There are any number of ways to dissect the spread between the 7% job openings rate and 3.5% unemployment, but the needed drop in demand’s contribution to current inflation occurs when this spread turns negative. Inflation will lessen should supply chains ever “normalize”, but normalization alone will not return inflation to 2% -- despite the FOMC’s hope that it will. Remember that goods and energy prices ratcheting downwards revives consumer purchasing power still buoyed by low unemployment, high nominal wage growth, and high savings. On the other hand, and there is always at least two, normalized supply chains could, by itself, reduce demand for labour skills that are in short supply in the US if it means reduced frictions to source global labour and capital – including the return of immigrant labour. Nevertheless, no matter how many hands one throws up, there is no shortcut to reducing inflation in the short-term other than an extended period of labour market slack.
Quantifying the needed slack is another matter. The case can be made that the noninflationary rate of unemployment has shifted higher due to the greater mismatch between job skills needed and those that are available for hire. Based on past dynamics between the job openings rate and the unemployment rate, a 5.5%-6.0% unemployment rate over an extended period is needed to reduce inflation to target. Interestingly, my favourite forward indicator of unemployment, the HMI (housing market index, survey of new homebuilders) forecasts 5.5% in around 18 months.
For whatever reason, the HMI has an excellent track record of forecasting the unemployment rate 18 months. It has guided me to the right unemployment mark through several cycles (Chart 1), including the most recent. There is no reason to believe its prescient powers have evaporated. A simple regression forecasts a 5.5% unemployment rate by the end of next year. Odds are this level is broached sooner than that.

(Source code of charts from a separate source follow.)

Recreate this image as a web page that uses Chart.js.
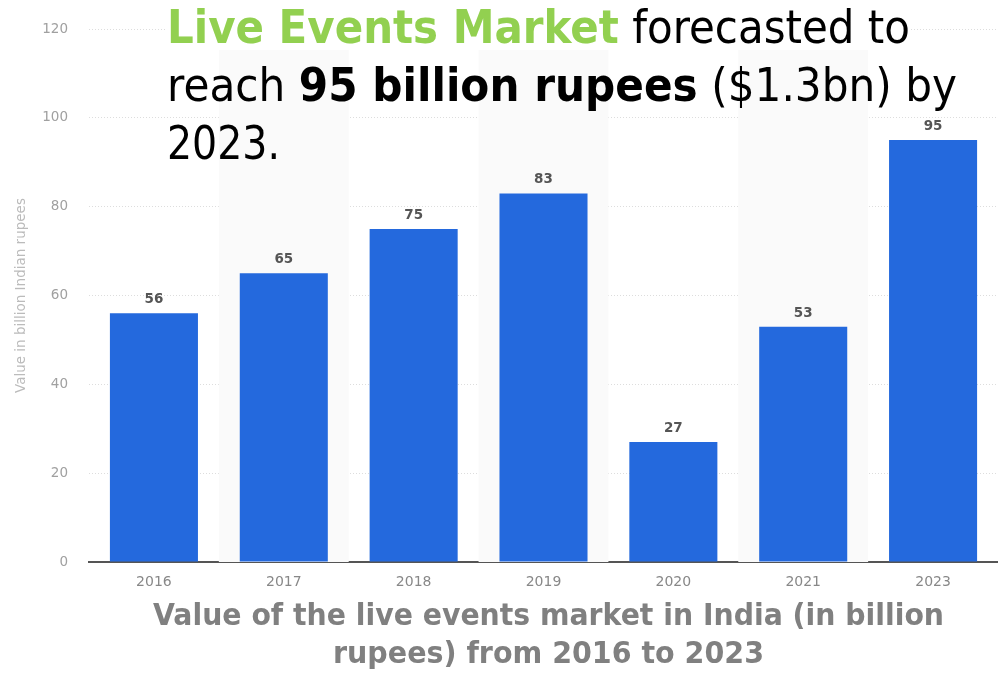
<!DOCTYPE html>
<html>
<head>
<meta charset="utf-8">
<script src="https://cdn.jsdelivr.net/npm/chart.js@4"></script>
<style>
  body { margin: 0; background: #fff; }
  #wrap { position: relative; width: 998px; height: 673px; overflow: hidden; }
  .line { position: absolute; white-space: nowrap; transform-origin: 0 0; font-family: Tahoma, "DejaVu Sans", sans-serif; }
  .head { font-size: 46px; line-height: 46px; color: #000; }
  .cap { font-size: 30px; line-height: 30px; font-weight: bold; color: #808080; }
  .green { color: #92d050; font-weight: bold; }
</style>
</head>
<body>
<div id="wrap">
  <canvas id="chart"></canvas>
  <div class="line head" id="h1" style="background:#fff"><span class="green">Live Events Market</span> forecasted to</div>
  <div class="line head" id="h2">reach <b>95 billion rupees</b> ($1.3bn) by</div>
  <div class="line head" id="h3">2023.</div>
  <div class="line cap" id="c1">Value of the live events market in India (in billion</div>
  <div class="line cap" id="c2">rupees) from 2016 to 2023</div>
</div>
<script>
// data
const years = ["2016", "2017", "2018", "2019", "2020", "2021", "2023"];
const values = [56, 65, 75, 83, 27, 53, 95];
const yMax = 120;
const yStep = 20;
const yTitle = "Value in billion Indian rupees";

// squeeze each text line to the width it has in the picture
function fitLine(id, left, top, width) {
    const el = document.getElementById(id);
    el.style.left = left + "px";
    el.style.top = top + "px";
    const w = el.getBoundingClientRect().width;
    el.style.transform = "scaleX(" + (width / w) + ")";
}
fitLine("h1", 167, 3.5, 743);
fitLine("h2", 167, 62, 790);
fitLine("h3", 167, 120, 113);
fitLine("c1", 153, 599.5, 791);
fitLine("c2", 333, 637.5, 431);

// light bands behind every other column, and value labels above bars
const extras = {
    id: "extras",
    beforeDatasetsDraw(chart) {
        const ctx = chart.ctx;
        const x = chart.scales.x;
        const area = chart.chartArea;
        const step = (area.right - area.left) / years.length;
        ctx.save();
        ctx.fillStyle = "#fafafa";
        years.forEach((y, i) => {
            if (i % 2 === 1) {
                const c = x.getPixelForValue(i);
                ctx.fillRect(c - step / 2, area.top + 16, step, area.bottom - area.top - 16);
            }
        });
        ctx.restore();
    },
    afterDatasetsDraw(chart) {
        const ctx = chart.ctx;
        const meta = chart.getDatasetMeta(0);
        ctx.save();
        ctx.font = "bold 13.5px 'DejaVu Sans', sans-serif";
        ctx.fillStyle = "#555";
        ctx.textAlign = "center";
        ctx.textBaseline = "alphabetic";
        meta.data.forEach((bar, i) => {
            ctx.fillText(String(values[i]), bar.x, bar.y - 10);
        });
        ctx.restore();
    }
};

new Chart(document.getElementById("chart"), {
    type: "bar",
    data: {
        labels: years,
        datasets: [{
            data: values,
            backgroundColor: "#2469dd",
            borderWidth: 0,
            barPercentage: 0.678,
            categoryPercentage: 1
        }]
    },
    options: {
        responsive: true,
        maintainAspectRatio: false,
        animation: false,
        layout: { padding: { left: 0, right: 0, top: 28.5, bottom: 81 } },
        plugins: {
            legend: { display: false },
            tooltip: { enabled: false }
        },
        scales: {
            x: {
                grid: { display: false, drawTicks: false },
                border: { display: true, color: "#555", width: 2 },
                ticks: {
                    padding: 12,
                    color: "#888",
                    font: { family: "'DejaVu Sans', sans-serif", size: 14 }
                },
                afterFit(scale) { scale.height = 30; }
            },
            y: {
                min: 0,
                max: yMax,
                grid: { color: "#dddddd", drawTicks: false },
                border: { display: false, dash: [1, 2] },
                ticks: {
                    stepSize: yStep,
                    padding: 21,
                    color: "#a0a0a0",
                    font: { family: "'DejaVu Sans', sans-serif", size: 13.5 }
                },
                title: {
                    display: true,
                    text: yTitle,
                    color: "#bbb",
                    padding: { top: 13.5, bottom: 0 },
                    font: { family: "'DejaVu Sans', sans-serif", size: 13.5 }
                },
                afterFit(scale) { scale.width = 89; }
            }
        }
    },
    plugins: [extras]
});
</script>
</body>
</html>
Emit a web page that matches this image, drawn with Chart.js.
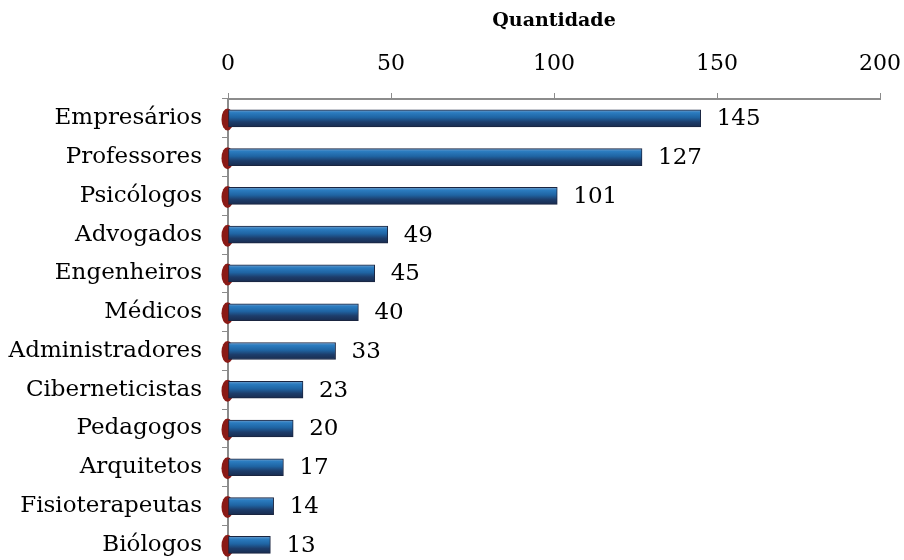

This, in sum, leads to the bigger question – will the Fed drive the real funds rate high enough and keep it there long enough to sustain sufficient labour slack to in turn, reduce wage growth. My answer is no, given how quickly the Fed pulled the market back from expecting a 100bp rate increase after the June CPI was reported. The tenor of their comments suggests that the “soft landing” outcome still predominates Fed thinking, they are drunk on their own Kool-Aid. The notion that inflation magically falls back to 2% without disrupting labour markets is a fairy tale whose belief, when exercised in policy, translates into inflation during the recovery that follows the coming recession that will be higher than what the economy experienced in the 2010-19 expansion. This is not a policy bias that ends well.